Liquor-baron Vijay Mallya continues to be the biggest mystery-word for Indian banks.
Consider this: It’s almost four years since lenders declared loans given to Kingfisher as non-performing assets (NPAs). It is over a year since one of the banks to Mallya, United Bank of India (UBI) classified Mallya as a wilful defaulter (promoters who have the capacity to pay back but wouldn’t do so deliberately, typically an action banks take when fund diversion and financial irregularities are detected), but only to revoke a little later following a court intervention.
Mallya’s exposure to a clutch of 17 banks including State Bank of India (SBI) is now over Rs 7,000 crore with interest overdue. In the latest development, the Central Bureau of Investigation (CBI) has found that Mallya even diverted part of the loan amount to tax haven countries.

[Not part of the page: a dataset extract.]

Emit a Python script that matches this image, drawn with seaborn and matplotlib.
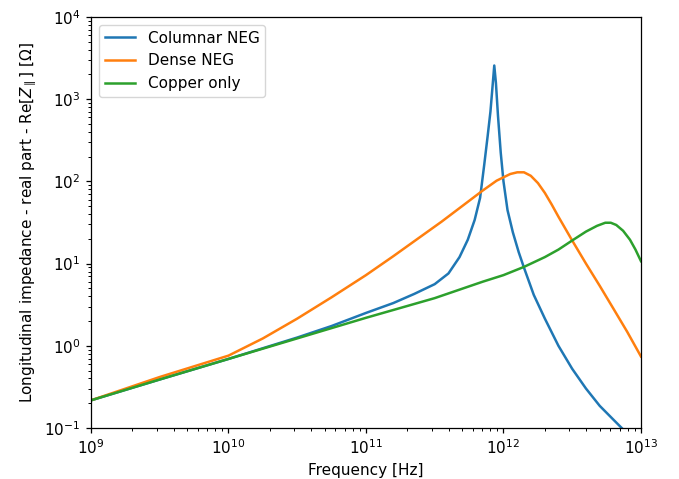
import numpy as np
import pandas as pd
import matplotlib
matplotlib.use("Agg")
import matplotlib.pyplot as plt
import seaborn as sns

# ---- data ----
series_names = ["Columnar NEG", "Dense NEG", "Copper only"]

columnar_freq = [1e9, 3.16e9, 1e10, 3.16e10, 5.62e10, 1e11, 1.58e11, 2.24e11, 3.16e11,
                 3.98e11, 4.79e11, 5.5e11, 6.17e11, 6.76e11, 7.24e11, 7.67e11, 8.04e11,
                 8.32e11, 8.57e11, 8.81e11, 9.12e11, 9.55e11, 1e12, 1.07e12, 1.17e12,
                 1.29e12, 1.41e12, 1.66e12, 2.0e12, 2.51e12, 3.16e12, 3.98e12, 5.01e12,
                 6.31e12, 7.24e12, 7.94e12]
columnar_val = [0.217, 0.389, 0.692, 1.26, 1.74, 2.51, 3.31, 4.27, 5.62,
                7.59, 12.0, 19.5, 33.9, 63.1, 158, 355, 708,
                1410, 2570, 1580, 631, 224, 100, 44.7, 24.0,
                13.8, 8.91, 4.17, 2.14, 1.0, 0.525, 0.302, 0.186,
                0.126, 0.1, 0.0851]

dense_freq = [1e9, 3.16e9, 1e10, 1.78e10, 3.16e10, 5.62e10, 1e11, 1.58e11, 2.51e11,
              3.55e11, 5.01e11, 7.08e11, 8.91e11, 1.12e12, 1.26e12, 1.41e12, 1.58e12,
              1.78e12, 2.0e12, 2.24e12, 2.51e12, 3.16e12, 3.98e12, 5.01e12, 6.31e12,
              7.94e12, 1e13]
dense_val = [0.217, 0.417, 0.759, 1.23, 2.14, 3.89, 7.24, 12.3, 21.4,
             32.4, 50.1, 77.6, 102, 123, 129, 129, 117,
             95.5, 72.4, 52.5, 37.2, 19.1, 10.0, 5.37, 2.82,
             1.48, 0.741]

copper_freq = [1e9, 3.16e9, 1e10, 3.16e10, 1e11, 3.16e11, 7.08e11, 1e12, 1.41e12,
               2.0e12, 2.51e12, 3.16e12, 3.98e12, 4.79e12, 5.5e12, 6.03e12, 6.61e12,
               7.41e12, 8.32e12, 9.12e12, 1e13]
copper_val = [0.217, 0.389, 0.692, 1.23, 2.19, 3.80, 6.03, 7.24, 9.12,
              12.0, 14.8, 19.1, 24.5, 28.8, 31.4, 31.4, 29.5,
              25.1, 19.5, 14.8, 10.7]

# ---- build long-form table ----
frames = []
for name, f, v in zip(series_names,
                      [columnar_freq, dense_freq, copper_freq],
                      [columnar_val, dense_val, copper_val]):
    frames.append(pd.DataFrame({"Frequency": f, "Impedance": v, "Series": name}))
df = pd.concat(frames, ignore_index=True)

plt.rcParams["font.family"] = ["DejaVu Sans"]
plt.rcParams["font.size"] = 11

fig = plt.figure(figsize=(6.79, 4.79), dpi=100)
ax = fig.add_axes([0.134, 0.1065, 0.810, 0.858])

palette = {"Columnar NEG": "#1f77b4", "Dense NEG": "#ff7f0e", "Copper only": "#2ca02c"}
sns.lineplot(data=df, x="Frequency", y="Impedance", hue="Series",
             hue_order=series_names, palette=palette, estimator=None,
             sort=True, linewidth=1.8, ax=ax)

ax.set_xscale("log")
ax.set_yscale("log")
ax.set_xlim(1e9, 1e13)
ax.set_ylim(1e-1, 1e4)
ax.set_xlabel("Frequency [Hz]", fontsize=11)
ax.set_ylabel(r"Longitudinal impedance - real part - Re[$Z_\parallel$] [$\Omega$]", fontsize=11)
ax.tick_params(axis="both", which="major", labelsize=11, length=3.9, width=0.9)
ax.tick_params(axis="both", which="minor", length=2.2, width=0.7)
for s in ax.spines.values():
    s.set_linewidth(0.9)

handles, labels = ax.get_legend_handles_labels()
ax.legend(handles, labels, loc="upper left", fontsize=11, frameon=True)

fig.savefig("out.png", dpi=100)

But, in spite of all this, banks have miserably failed to make any major recovery from the promoter (Mallya) or the now-defunct Kingfisher.
So far, all efforts to recover funds from Kingfisher by banks have miserably failed. In an attempt take control of Kingfisher and push for a distress sale, banks at one stage, converted a large part of their debt into equity, but with the Kingfisher share turning a penny stock and a defunct airline in hand, even this move was proved to be a bad idea. The result: Banks are today sitting ducks with their Rs7,000 core unpaid dues.
Mallya and Kingfisher, thus, continue to be the largest mystery word for the whole of banking sector. The Kingfisher case also raised several serious questions:
One, why, in the first place, were banks overenthusiastic to lend to Mallya? His airline never made even a single quarterly profit in its seven-year-old life? What happened to the credit appraisal process and due diligence banks need to strictly follow in the Kingfisher case.
Banks were clearly generous to Mallya in extending loans and have equally clearly failed to monitor the end-use of money in the initial stage. Further, banks have failed to move against Mallya at least when the default came to public light.
Even SBI, the largest lender in the country, has been unable to act.
Notably, banks continued to lend to Kingfisher, when the company’s health was deteriorating? The CBI is now investigating the role of IDBI Bank with respect to the Rs 900 crore loan given to the company.
“There was no need for the bank to take the exposure outside the consortium when already other loans were getting stressed," the PTI quoted a senior CBI official, probing the matter. A senior IDBI bank official, who spoke to Firstpost, said the bank has followed all rules while lending to Kingfisher and is cooperating with CBI on the investigation.
Secondly, the very effectiveness of ‘wilful defaulter tag’, once described by RBI governorRaghuram Rajan as the ‘powerful weapon’ in the hands of creditors, has been questioned with the Kingfisher episode.
A wilful defaulter tag is indeed a powerful weapon by definition. Once a promoter is tagged with it, he wouldn’t be able to borrow from any financial institutions in that country.
Also, the particular promoter cannot be on the board of any listed companies. But in the Kingfisher case, banks’ ability to enforce the wilful defaulter tag is severely constrained, partly due to judicial intervention.
It is interesting to note the reason Kolkata High Court cited in December, 2014 for nullifying UBI’s wilful defaulter tag on Mallya. The court said the bank’s identification committee, the forum that identifies wilful defaulters, consisted of four members (an executive chairman, a chief general manager and two general managers), as against the three members stipulated in RBI guidelines.
Though UBI had said it will reconstitute the committee and reclassify Mallya as wilful defaulter, the bank hasn’t been unable to do that so far. Even the larger lenders, like SBI, too have been unsuccessful to do this. Tagging Mallya a wilful defaulter doesn’t assure loan recovery, but will be a major negative for Mallya in credit circles.
In the Kingfisher case at least, the powerful weapon is reduced to a toy stick.
Thirdly, Kingfisher case shows the influence of crony promoters in the Indian financial system. The banking system remains highly vulnerable to influential promoters and do not have the tools to tackle such defaulters. Large corporate defaulters form a significant chunk of the Rs 3,00,000 crore NPAs of the banking system. Mallya, a politician himself, is known to have influential connections in both political and financial circles.
The bottomline is this: Nailing Mallya is even more critical for banks now for two reasons. This can reinstate the confidence in the banking system itself and send a message to other wilful defaulters. After all, the Rs 7,000 crore at stake is all public money.